I’ve been blessed recently to have had a few discussions with a Sister in Christ who’s encountered a “Family in Crisis.” Details aren’t important. In summary, the dialogue illuminates the question:
Who do we owe an obligation to pursue? If the person won’t come to services, if all they want is a handout? Where are the boundaries?
In Jude we are given the instruction:
“Be merciful to those who doubt; save others by snatching them from the fire; to others show mercy, mixed with fear—hating even the clothing stained by corrupted flesh.” Jude 22, 23
That thing about “hating the clothing” goes all the way back to Leviticus and the prescriptions Moses gave Priests for cleansing Lepers. Leprosy is a picture of sin. No Priest had to perform the ritual until Jesus healed lepers. Goats don’t become sheep unless Jesus touches them first.
Further, in Proverbs we are cautioned that action is required:
“If you falter in a time of trouble, how small is your strength! Rescue those being led away to death; hold back those staggering toward slaughter.
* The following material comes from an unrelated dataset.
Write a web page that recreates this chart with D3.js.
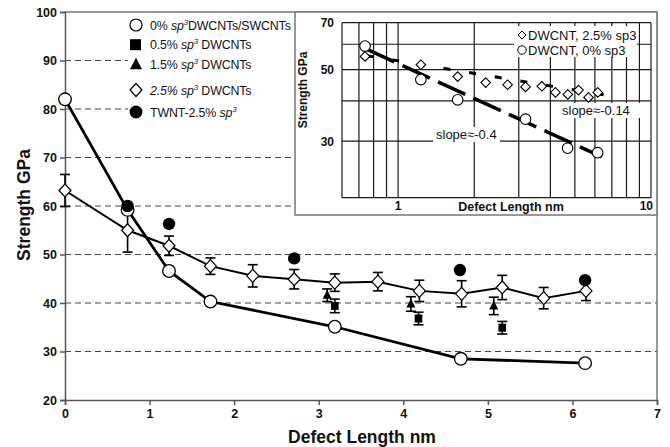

If you say, “But we knew nothing about this, does not he who weighs the heart perceive it? Does not he who guards your life know it? Will he not repay everyone according to what they have done? Prov. 24:10-12”
Jesus said “Love your neighbor as yourself.” Who’s my neighbor?
Believers are faced with the very serious issue of how to “contend” wisely.
In Second Corinthians Paul is writing to contend for his flock.
“I am jealous for you with a godly jealousy. I promised you to one husband, to Christ, so that I might present you as a pure virgin to him. But I am afraid that just as Eve was deceived by the serpent’s cunning, your minds may somehow be led astray from your sincere and pure devotion to Christ.” 2 Cor. 11:2-3
Paul is an Apostle contending for the church he planted in Corinth.
So how are all of our relationships with our “neighbors” Biblically organized? Paul himself outlines the structure for us.
“So Christ himself gave the apostles, the prophets, the evangelists, the pastors and teachers, to equip his people for works of service, so that the body of Christ may be built up…” Ephesians 4:11-12
There’s loads of information in that graphic, but it’s just a personal tool.
And there is a finer layer of detail that we can discern. Paul calls his disciples children and asserts that he is their spiritual father.
“Even if you had ten thousand guardians in Christ, you do not have many fathers, for in Christ Jesus I became your father through the gospel.” 1Cor 4:15
This is a temporal image of a spiritual relationship. It’s a Parable on how earthly relationships reflect our spiritual obligations.
Here is a short list of relationships the bible discusses where debts and obligations of relationship are reinforced.
- Husbands to Wives, Wives to Husbands
- Parents to Children, Children to Parents
- Brothers to Sisters, Sisters to Brothers
- Masters to Servants, Servants to Masters
- Teachers to Disciples and Disciples to Teachers
- Shepherds to the Flock, Flock to the Shepherd
- Pastors to Elders (& Deacons), Elders to Pastors
I’m sure there are more.
Remember, these are temporal examples everyone understands. The parable of spiritual application contains the real meat only those with opened eyes can consume.
Is it wise to place boundaries on those we “pursue” versus those we let wander? Well, plainly speaking – some are sheep and some are goats.
Sheep eat grass and drink only freshwater. Goats eat anything and will taste everything.
We can’t by any means available to us transform a Goat into a Sheep. Only the Creator can.
“Then Peter came to Jesus and asked, “Lord, how many times shall I forgive my brother or sister who sins against me? Up to seven times?” Jesus answered, “I tell you, not seven times, but seventy-seven times.” Mt. 18:21-22.
A hallmark of someone we owe debts of relationship to is one who seeks forgiveness. You see: Sheep tend to gather into flocks. Goats tend to wander abroad.
When the prodigal son returns to the father, there is a great celebration and restoration. (Luke 15:11-32)
My advice to my “sister” is: Don’t pursue goats. Even though ones heart breaks for a family in crisis, we have to give everyone the freedom to let God work his will in their lives. Salvation is up to Him.
If someone calls and asks for a ride to Church, definitely respond! But I wouldn’t be phoning them all the time to coax and cajole.
When a goat asks about how to become a sheep? Here is our obligation:
“But in your hearts revere Christ as Lord. Always be prepared to give an answer to everyone who asks you to give the reason for the hope that you have. But do this with gentleness and respect.” 1 Peter 3:15
For more on being ready? Oswald Chambers: https://utmost.org/ready-in-season/
I don’t see where we called to be in anyone’s face. That fellow on the corner with the sign “Repent, the end is near” may be telling the truth. But is it with meekness and love?